WASHINGTON – The Federal Reserve’s decision to maintain the size of its economic stimulus could be a gift for car and home buyers, for Americans with 401(k) accounts and perhaps for developing economies.
Yet for savers who rely on interest income, Wednesday’s announcement was a sour one. The Fed also sent an ominous message to job seekers: Hiring and economic growth remain sluggish and vulnerable to further weakening from budget fights in Washington.
The Fed surprised just about everyone by delaying a slowdown in its $85 billion in monthly bond purchases, which are designed to keep long-term loan rates low to spur borrowing and spending.
Fed officials had been signaling since spring that they would likely start reducing their purchases by year’s end if the economy steadily improved.
Many economists and Wall Street banks had expected that pullback to start this week.
But on Wednesday, Fed officials made clear they aren’t yet satisfied with the economy’s progress.
“Conditions in the job market today are still far from what all of us would like to see,” Chairman Ben Bernanke said.
Here’s how some individuals and groups could be affected by the Fed’s decision:
Retirement and other stock investors:
Financial markets celebrated the Fed’s delay. The Dow Jones industrials surged more than 1 percent to a record high of 15,677 before retreating slightly Thursday.

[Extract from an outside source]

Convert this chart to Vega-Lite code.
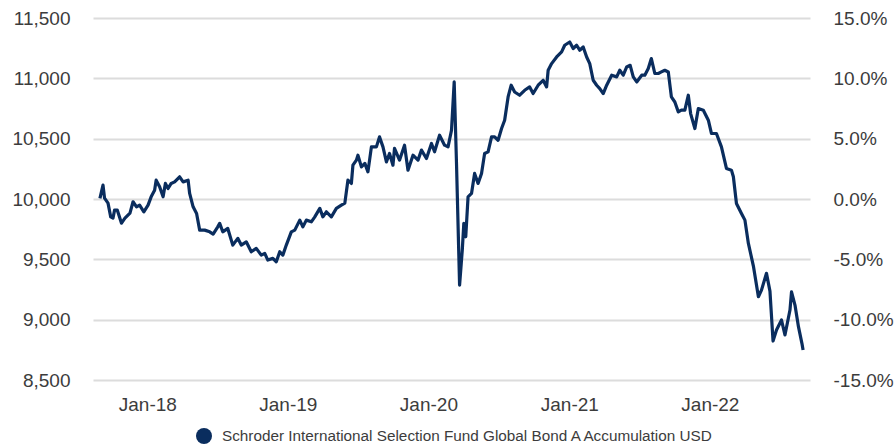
{
  "$schema": "https://vega.github.io/schema/vega-lite/v6.json",
  "width": 717,
  "height": 362,
  "autosize": {"type": "none"},
  "padding": {"left": 93, "top": 18, "right": 85, "bottom": 65},
  "background": "white",
  "config": {
    "view": {"stroke": null},
    "font": "Liberation Sans",
    "axis": {"labelFont": "Liberation Sans", "labelFontSize": 19, "labelColor": "#3c3c3c", "domain": false, "ticks": false, "tickSize": 0, "title": null}
  },
  "data": {"values": [
    {"date":"2017-08-31","value":10005},{"date":"2017-09-08","value":10115},{"date":"2017-09-12","value":10007},{"date":"2017-09-21","value":9966},{"date":"2017-09-28","value":9852},{"date":"2017-10-04","value":9842},{"date":"2017-10-08","value":9908},{"date":"2017-10-15","value":9908},{"date":"2017-10-26","value":9800},{"date":"2017-11-04","value":9842},{"date":"2017-11-17","value":9883},{"date":"2017-11-25","value":9977},{"date":"2017-12-04","value":9935},{"date":"2017-12-12","value":9949},{"date":"2017-12-23","value":9894},
    {"date":"2018-01-03","value":9949},{"date":"2018-01-11","value":10018},{"date":"2018-01-20","value":10073},{"date":"2018-01-24","value":10156},{"date":"2018-02-02","value":10101},{"date":"2018-02-11","value":10018},{"date":"2018-02-17","value":10129},{"date":"2018-02-24","value":10087},{"date":"2018-03-04","value":10129},{"date":"2018-03-13","value":10142},{"date":"2018-03-26","value":10184},{"date":"2018-04-04","value":10142},{"date":"2018-04-17","value":10156},{"date":"2018-04-21","value":10046},{"date":"2018-04-30","value":9935},{"date":"2018-05-09","value":9880},{"date":"2018-05-17","value":9742},{"date":"2018-05-30","value":9742},{"date":"2018-06-12","value":9728},{"date":"2018-06-21","value":9709},{"date":"2018-07-03","value":9769},{"date":"2018-07-08","value":9798},{"date":"2018-07-16","value":9728},{"date":"2018-07-29","value":9756},{"date":"2018-08-11","value":9618},{"date":"2018-08-24","value":9674},{"date":"2018-09-02","value":9618},{"date":"2018-09-15","value":9645},{"date":"2018-09-28","value":9563},{"date":"2018-10-11","value":9591},{"date":"2018-10-24","value":9535},{"date":"2018-11-02","value":9549},{"date":"2018-11-10","value":9494},{"date":"2018-11-23","value":9508},{"date":"2018-12-02","value":9480},{"date":"2018-12-11","value":9563},{"date":"2018-12-19","value":9535},{"date":"2018-12-28","value":9618},
    {"date":"2019-01-10","value":9728},{"date":"2019-01-19","value":9742},{"date":"2019-02-01","value":9825},{"date":"2019-02-09","value":9769},{"date":"2019-02-18","value":9825},{"date":"2019-03-03","value":9811},{"date":"2019-03-12","value":9852},{"date":"2019-03-25","value":9922},{"date":"2019-04-02","value":9852},{"date":"2019-04-11","value":9894},{"date":"2019-04-24","value":9852},{"date":"2019-05-07","value":9922},{"date":"2019-05-20","value":9949},{"date":"2019-05-29","value":9966},{"date":"2019-06-06","value":10156},{"date":"2019-06-15","value":10129},{"date":"2019-06-19","value":10280},{"date":"2019-06-28","value":10322},{"date":"2019-07-02","value":10363},{"date":"2019-07-11","value":10266},{"date":"2019-07-20","value":10295},{"date":"2019-07-28","value":10225},{"date":"2019-08-06","value":10432},{"date":"2019-08-19","value":10432},{"date":"2019-08-27","value":10515},{"date":"2019-09-05","value":10432},{"date":"2019-09-14","value":10308},{"date":"2019-09-22","value":10377},{"date":"2019-10-01","value":10280},{"date":"2019-10-05","value":10419},{"date":"2019-10-18","value":10322},{"date":"2019-10-31","value":10446},{"date":"2019-11-09","value":10239},{"date":"2019-11-22","value":10363},{"date":"2019-12-05","value":10322},{"date":"2019-12-14","value":10405},{"date":"2019-12-27","value":10336},
    {"date":"2020-01-09","value":10460},{"date":"2020-01-17","value":10391},{"date":"2020-01-30","value":10529},{"date":"2020-02-12","value":10446},{"date":"2020-02-21","value":10432},{"date":"2020-03-01","value":10570},{"date":"2020-03-08","value":10970},{"date":"2020-03-14","value":10294},{"date":"2020-03-22","value":9287},{"date":"2020-03-29","value":9577},{"date":"2020-04-02","value":9798},{"date":"2020-04-07","value":9687},{"date":"2020-04-13","value":10018},{"date":"2020-04-22","value":10046},{"date":"2020-04-30","value":10212},{"date":"2020-05-09","value":10129},{"date":"2020-05-18","value":10212},{"date":"2020-05-26","value":10377},{"date":"2020-06-04","value":10391},{"date":"2020-06-13","value":10515},{"date":"2020-06-21","value":10515},{"date":"2020-06-30","value":10487},{"date":"2020-07-09","value":10584},{"date":"2020-07-17","value":10653},{"date":"2020-07-26","value":10846},{"date":"2020-08-03","value":10943},{"date":"2020-08-12","value":10887},{"date":"2020-08-25","value":10860},{"date":"2020-09-07","value":10901},{"date":"2020-09-20","value":10929},{"date":"2020-09-29","value":10874},{"date":"2020-10-12","value":10943},{"date":"2020-10-25","value":10984},{"date":"2020-11-03","value":10929},{"date":"2020-11-07","value":11067},{"date":"2020-11-16","value":11122},{"date":"2020-11-29","value":11177},{"date":"2020-12-12","value":11219},{"date":"2020-12-20","value":11274},
    {"date":"2021-01-02","value":11301},{"date":"2021-01-11","value":11247},{"date":"2021-01-20","value":11274},{"date":"2021-01-28","value":11233},{"date":"2021-02-06","value":11260},{"date":"2021-02-15","value":11177},{"date":"2021-02-23","value":11122},{"date":"2021-03-04","value":10984},{"date":"2021-03-13","value":10943},{"date":"2021-03-21","value":10915},{"date":"2021-03-30","value":10874},{"date":"2021-04-08","value":10943},{"date":"2021-04-21","value":11026},{"date":"2021-05-04","value":11012},{"date":"2021-05-12","value":11067},{"date":"2021-05-21","value":11026},{"date":"2021-05-30","value":11094},{"date":"2021-06-08","value":11108},{"date":"2021-06-16","value":11012},{"date":"2021-06-25","value":10970},{"date":"2021-07-08","value":11026},{"date":"2021-07-16","value":11026},{"date":"2021-07-25","value":11081},{"date":"2021-08-02","value":11164},{"date":"2021-08-11","value":11040},{"date":"2021-08-20","value":11040},{"date":"2021-08-28","value":11053},{"date":"2021-09-06","value":11067},{"date":"2021-09-15","value":11053},{"date":"2021-09-23","value":10846},{"date":"2021-10-02","value":10804},{"date":"2021-10-11","value":10722},{"date":"2021-10-19","value":10736},{"date":"2021-10-28","value":10736},{"date":"2021-11-06","value":10860},{"date":"2021-11-12","value":10708},{"date":"2021-11-23","value":10584},{"date":"2021-12-02","value":10750},{"date":"2021-12-15","value":10736},{"date":"2021-12-28","value":10653},
    {"date":"2022-01-05","value":10543},{"date":"2022-01-18","value":10543},{"date":"2022-01-31","value":10432},{"date":"2022-02-13","value":10253},{"date":"2022-02-26","value":10239},{"date":"2022-03-03","value":10184},{"date":"2022-03-11","value":9963},{"date":"2022-03-24","value":9880},{"date":"2022-04-02","value":9825},{"date":"2022-04-11","value":9632},{"date":"2022-04-24","value":9444},{"date":"2022-05-07","value":9190},{"date":"2022-05-15","value":9245},{"date":"2022-05-28","value":9384},{"date":"2022-06-06","value":9237},{"date":"2022-06-14","value":8823},{"date":"2022-06-23","value":8914},{"date":"2022-07-06","value":8997},{"date":"2022-07-15","value":8873},{"date":"2022-07-28","value":9080},{"date":"2022-08-01","value":9231},{"date":"2022-08-10","value":9121},{"date":"2022-08-19","value":8942},{"date":"2022-08-28","value":8804},{"date":"2022-08-31","value":8749}
  ]},
  "encoding": {
    "x": {
      "field": "date", "type": "temporal",
      "scale": {"type": "utc", "domain": [{"year": 2017, "month": 8, "date": 13, "utc": true}, {"year": 2022, "month": 9, "date": 18, "utc": true}]},
      "axis": {
        "format": "%b-%y", "grid": false, "labelPadding": 15,
        "values": [{"year": 2018, "month": 1, "date": 1, "utc": true}, {"year": 2019, "month": 1, "date": 1, "utc": true}, {"year": 2020, "month": 1, "date": 1, "utc": true}, {"year": 2021, "month": 1, "date": 1, "utc": true}, {"year": 2022, "month": 1, "date": 1, "utc": true}]
      }
    }
  },
  "layer": [
    {
      "mark": {"type": "line", "strokeWidth": 3.2, "interpolate": "linear", "strokeJoin": "round"},
      "encoding": {
        "y": {
          "field": "value", "type": "quantitative",
          "scale": {"domain": [8500, 11500], "nice": false, "zero": false},
          "axis": {"orient": "left", "values": [8500, 9000, 9500, 10000, 10500, 11000, 11500], "format": ",.0f", "grid": true, "gridColor": "#dcdcdc", "gridWidth": 2, "labelPadding": 23}
        },
        "color": {
          "datum": "Schroder International Selection Fund Global Bond A Accumulation USD",
          "type": "nominal",
          "scale": {"range": ["#0a2d5e"]},
          "legend": {
            "title": null, "orient": "none", "legendX": 103, "legendY": 410, "padding": 0,
            "symbolType": "circle", "symbolSize": 256, "symbolFillColor": "#0a2d5e", "symbolStrokeWidth": 0,
            "labelFont": "Liberation Sans", "labelFontSize": 15.3, "labelColor": "#3c3c3c", "labelOffset": 10, "labelLimit": 700,
            "encode": {"symbols": {"update": {"fill": {"value": "#0a2d5e"}, "strokeWidth": {"value": 0}}}}
          }
        }
      }
    },
    {
      "mark": {"type": "line", "strokeOpacity": 0},
      "encoding": {
        "y": {
          "field": "value", "type": "quantitative",
          "scale": {"domain": [8500, 11500], "nice": false, "zero": false},
          "axis": {"orient": "right", "values": [8500, 9000, 9500, 10000, 10500, 11000, 11500], "grid": false, "labelPadding": 23,
            "labelExpr": "replace(format(datum.value / 10000 - 1, '.1%'), '\u2212', '-')"}
        }
      }
    }
  ],
  "resolve": {"scale": {"y": "independent"}}
}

It’s no wonder investors were ecstatic: The Fed’s bond purchases could hold down yields on long-term bonds. Low bond yields cause some investors to shift money into stocks in pursuit of higher returns. That money tends to boost stock prices.
Driving up stock prices is part of the Fed’s plan. That’s because as stock prices surge, Americans who own stocks feel wealthier and more willing to spend. This is important because consumer spending accounts for about 70 percent of U.S. economic output.
The Fed’s bond purchases benefit borrowers by pushing down long-term interest rates.
The yield on the benchmark 10-year Treasury note dropped sharply after the Fed announcement. Rates on mortgages and many other consumer and business loans tend to parallel the 10-year Treasury’s yield.
“It helps people who are looking to buy a house in the near term,” said Gus Faucher, senior economist at PNC Financial Services Group. “It makes housing more affordable. That’s one reason the Fed decided not to act – to make sure the recovery in the housing market continues.”
Indeed, since May, investors had driven up the average U.S. rate on a 30-year fixed mortgage by more than a full percentage point to 4.57 percent in anticipation that the Fed would slow its bond purchases as soon as this month.
The same expectations for a Fed pullback had caused turmoil in some emerging economies in Asia and South America.
Here’s why: When U.S. rates were super-low, investors moved money into emerging markets in search of relatively higher returns. In recent months, though, the prospect that the Fed would slow its bond purchases and send U.S. rates up led investors to shift money out of emerging markets and into higher-yielding U.S. and other bonds. That shift drove down stock prices and currency values in the emerging markets.
“Global investors are going where they can get the highest return,” PNC’s Faucher said.
Wednesday’s reprieve by the Fed sent stocks soaring 4.7 percent in Indonesia, 3.3 percent in Thailand and 7 percent in Turkey.
The steady pace of the Fed’s bond purchases isn’t going to please savers. Super-low rates have squeezed people who depend on interest income. Americans’ annual interest income fell 11 percent – from $1.36 trillion to $1.21 trillion – between 2008 and 2012, the Commerce Department said.
Rates on saving accounts have become nearly invisible. The annual percentage yield on the average U.S. money market account is 0.1 percent, according to Bankrate.com. The average one-year CD is paying 0.7 percent.
The Fed’s message offered scant hope for people looking for work. Its forecast for economic growth this year is a meager 2 percent to 2.3 percent, slightly weaker than its forecast three months ago. It expects unemployment to remain a still-high 6.4 percent or higher through next year.
“We’re still not satisfied, obviously, with where the labor market, the job market is,” Bernanke said.
He noted that many job seekers have grown discouraged and given up looking for work.
BUDGET IMPASSE IN WASHINGTON:
Fed officials have grown concerned that a budget battle in Washington will further damage the economy. Unless Congress agrees to fund the government past Oct. 1, the government will shut down.
Then, next month, the government will reach its borrowing limit. If Congress won’t raise that limit, the government won’t be able to pay all its bills. The risk of a shutdown or default would likely rattle financial markets and could scare businesses and consumers into spending less.
“When there’s all this disruption in D.C., it attacks the confidence of the consumer,” said Frank Sorrentino, CEO of ConnectOne Bank in Englewood Cliffs, N.J.
Bernanke delivered a sober message:
“A failure to raise the debt limit could have very serious consequences for the financial markets and for the economy. ... This is one of the risks that we are looking at as we think about policy.”
The reprieve from a pullback in the Fed’s stimulus is temporary. The central bank is still expected to scale back its purchases at one of its next meetings – in late October, in mid-December or sometime early next year.
That is, if the economy has improved by then.